Effects of Pacing Properties on Performance in Long-Distance Running

This article focuses on the performance of runners in official races. Based on extensive public data from participants of races organized by the Boston Athletic Association, we demonstrate how different pacing profiles can affect the performance in a race. An athlete's pacing profile refers to the running speed at various stages of the race. We aim to provide practical, data-driven advice for professional as well as recreational runners. Our data collection covers 3 years of data made public by the race organizers, and primarily concerns the times at various intermediate points, giving an indication of the speed profile of the individual runner. We consider the 10 km, half marathon, and full marathon, leading to a data set of 120,472 race results.

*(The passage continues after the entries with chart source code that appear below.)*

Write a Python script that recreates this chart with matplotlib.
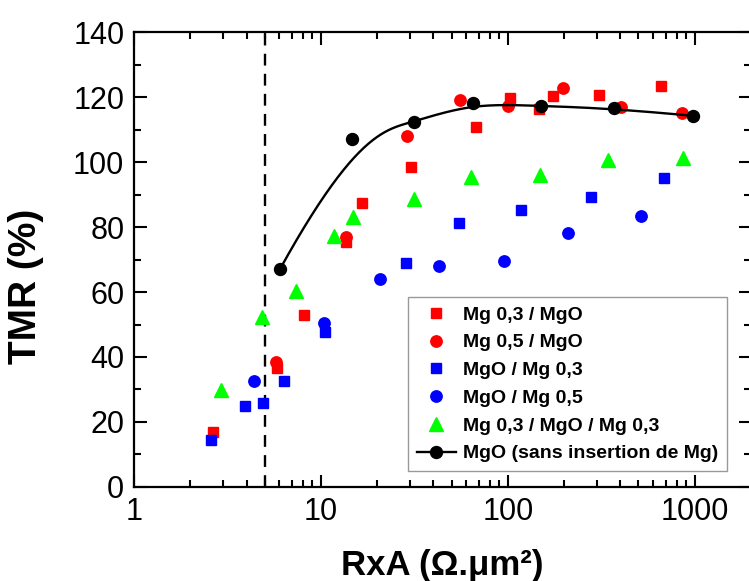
import matplotlib
matplotlib.use("Agg")
import matplotlib.pyplot as plt
import numpy as np

plt.rcParams["font.family"] = ["Liberation Sans", "DejaVu Sans"]

# Mg 0,3 / MgO
rxa_mg03_mgo = [2.64, 5.85, 8.11, 13.7, 16.6, 30.3, 67.6, 103, 146.5, 174, 308, 657]
tmr_mg03_mgo = [16.8, 36.7, 52.9, 75.3, 87.5, 98.5, 110.9, 119.6, 116.2, 120.4, 120.6, 123.4]
# Mg 0,5 / MgO
rxa_mg05_mgo = [5.76, 13.7, 28.9, 55.3, 100.4, 198, 401, 859]
tmr_mg05_mgo = [38.6, 76.8, 108.0, 119.1, 117.3, 122.7, 117.0, 115.2]
# MgO / Mg 0,3
rxa_mgo_mg03 = [2.58, 3.92, 4.87, 6.31, 10.55, 28.5, 54.8, 117.3, 277, 684]
tmr_mgo_mg03 = [14.5, 24.9, 25.9, 32.6, 47.6, 68.8, 81.1, 85.2, 89.1, 95.0]
# MgO / Mg 0,5
rxa_mgo_mg05 = [4.38, 10.4, 20.6, 42.9, 95.5, 211, 517]
tmr_mgo_mg05 = [32.6, 50.6, 64.0, 68.0, 69.5, 78.2, 83.5]
# Mg 0,3 / MgO / Mg 0,3
rxa_sym = [2.91, 4.83, 7.38, 11.8, 14.8, 31.3, 63.8, 148, 344, 865]
tmr_sym = [29.8, 52.2, 60.3, 77.2, 83.0, 88.5, 95.3, 96.0, 100.6, 101.1]
# MgO (sans insertion de Mg)
rxa_ref = [6.05, 14.6, 31.3, 65.2, 150, 369, 983]
tmr_ref = [67.1, 107.0, 112.4, 118.1, 117.2, 116.5, 114.2]

rxa_limit = 5


def bspline(xs, ys, k=3, n=300):
    # clamped B-spline using the points as control polygon (log x)
    px = np.log10(xs)
    py = np.asarray(ys, dtype=float)
    m = len(px)
    knots = np.concatenate([np.zeros(k), np.linspace(0, 1, m - k + 1), np.ones(k)])
    t = np.linspace(0, 1, n)
    t[-1] = 1 - 1e-12

    def N(i, p):
        if p == 0:
            return ((knots[i] <= t) & (t < knots[i + 1])).astype(float)
        out = np.zeros_like(t)
        d1 = knots[i + p] - knots[i]
        d2 = knots[i + p + 1] - knots[i + 1]
        if d1 > 0:
            out += (t - knots[i]) / d1 * N(i, p - 1)
        if d2 > 0:
            out += (knots[i + p + 1] - t) / d2 * N(i + 1, p - 1)
        return out

    bx = np.zeros_like(t)
    by = np.zeros_like(t)
    for i in range(m):
        b = N(i, k)
        bx += b * px[i]
        by += b * py[i]
    return 10 ** bx, by


fig = plt.figure(figsize=(7.49, 5.81), dpi=100)
ax = fig.add_axes([0.1789, 0.1618, 0.8238, 0.7831])

ax.axvline(rxa_limit, color="black", lw=1.7, ls=(0, (5, 3.5)), zorder=1)

ax.plot(rxa_mg03_mgo, tmr_mg03_mgo, "s", color="#ff0000", ms=7.5, mec="#ff0000",
        ls="none", label="Mg 0,3 / MgO")
ax.plot(rxa_mg05_mgo, tmr_mg05_mgo, "o", color="#ff0000", ms=8.2, mec="#ff0000",
        ls="none", label="Mg 0,5 / MgO")
ax.plot(rxa_mgo_mg03, tmr_mgo_mg03, "s", color="#0000ff", ms=7.5, mec="#0000ff",
        ls="none", label="MgO / Mg 0,3")
ax.plot(rxa_mgo_mg05, tmr_mgo_mg05, "o", color="#0000ff", ms=8.2, mec="#0000ff",
        ls="none", label="MgO / Mg 0,5")
ax.plot(rxa_sym, tmr_sym, "^", color="#00ff00", ms=9.5, mec="#00ff00",
        ls="none", label="Mg 0,3 / MgO / Mg 0,3")

sx, sy = bspline(rxa_ref, tmr_ref)
ax.plot(sx, sy, "-", color="black", lw=1.7, zorder=3)
ax.plot(rxa_ref, tmr_ref, "o", color="black", ms=8.6, zorder=4)
# legend handle for the reference series
ax.plot([], [], "o-", color="black", ms=8.6, lw=1.7, label="MgO (sans insertion de Mg)")

ax.set_xscale("log")
ax.set_xlim(1, 2000)
ax.set_ylim(0, 140)
ax.set_xticks([1, 10, 100, 1000])
ax.set_xticklabels(["1", "10", "100", "1000"])
ax.set_yticks(np.arange(0, 141, 20))
ax.set_yticks(np.arange(10, 140, 20), minor=True)

ax.tick_params(which="both", direction="in", top=True, right=True, width=1.5,
               labelsize=22, pad=7)
ax.tick_params(which="major", length=9)
ax.tick_params(which="minor", length=5)
for s in ax.spines.values():
    s.set_linewidth(1.6)

ax.set_xlabel("RxA (Ω.μm²)", fontsize=25, fontweight="bold", labelpad=16)
ax.set_ylabel("TMR (%)", fontsize=28, fontweight="bold")
ax.yaxis.set_label_coords(-0.146, 0.44)

leg = ax.legend(loc="lower left", bbox_to_anchor=(0.444, 0.035), borderaxespad=0,
                frameon=True, fancybox=False, edgecolor="#808080",
                prop={"weight": "bold", "size": 14}, handlelength=2.0,
                handletextpad=0.4, labelspacing=0.52, borderpad=0.45)
leg.get_frame().set_linewidth(1.0)

plt.savefig("out.png", dpi=100)
print("Saved: out.png")
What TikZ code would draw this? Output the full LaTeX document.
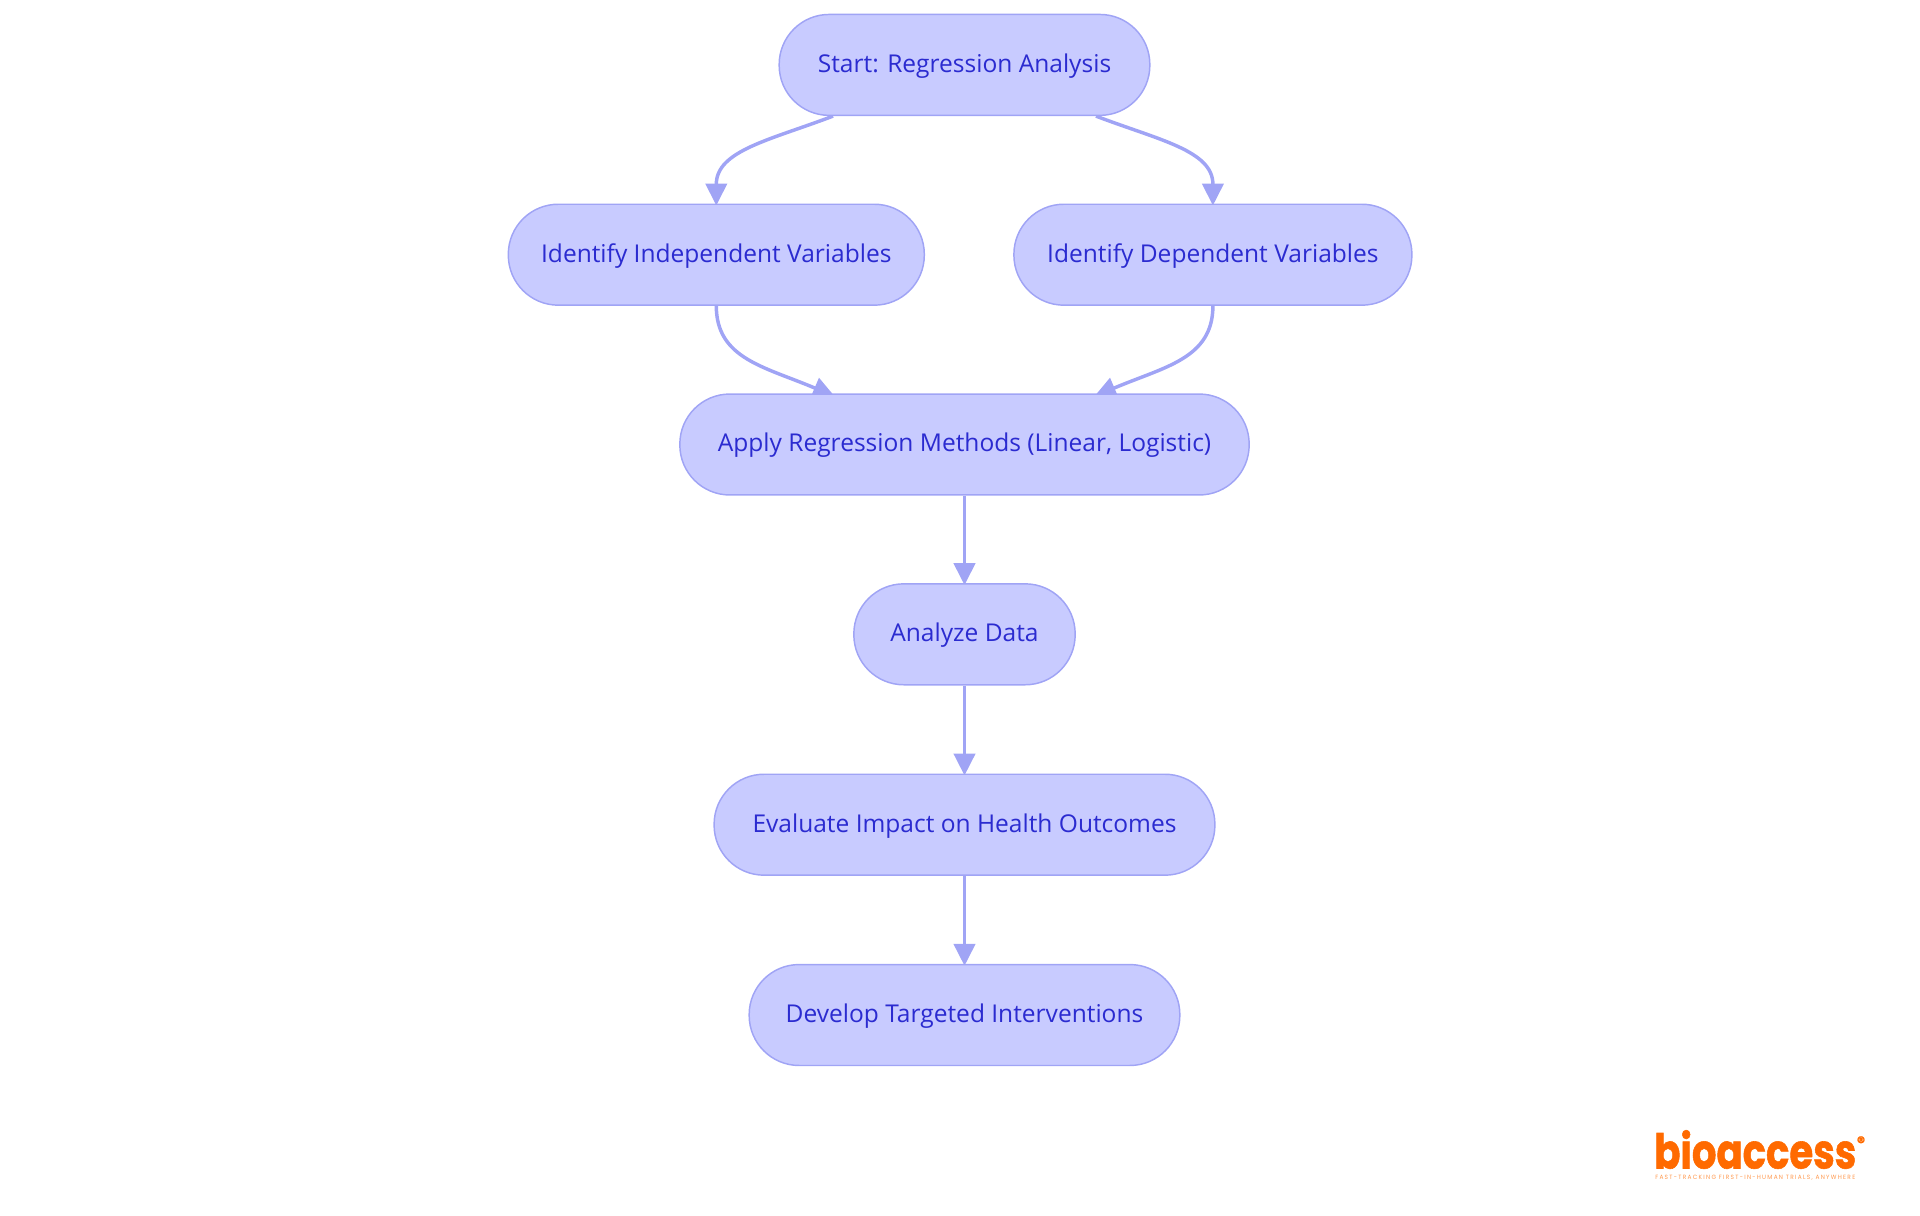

Although these data were not primarily recorded for scientific analysis, we demonstrate that valuable information can be gleaned from these substantial data about the right way to approach a running challenge. In this article, we focus on the role of race distance, gender, age, and the pacing profile. Since age is a crucial but complex determinant of performance, we first model the age effect in a gender- and distance-specific manner. We consider polynomials of high degree and use cross-validation to select models that are both accurate and of sufficient generalizability. After that, we perform clustering of the race profiles to identify the dominant pacing profiles that runners select. Finally, after having compensated for age influences, we apply a descriptive pattern mining approach to select reliable and informative aspects of pacing that most determine an optimal performance. The mining paradigm produces relatively simple and readable patterns, such that both professionals and amateurs can use the results to their benefit.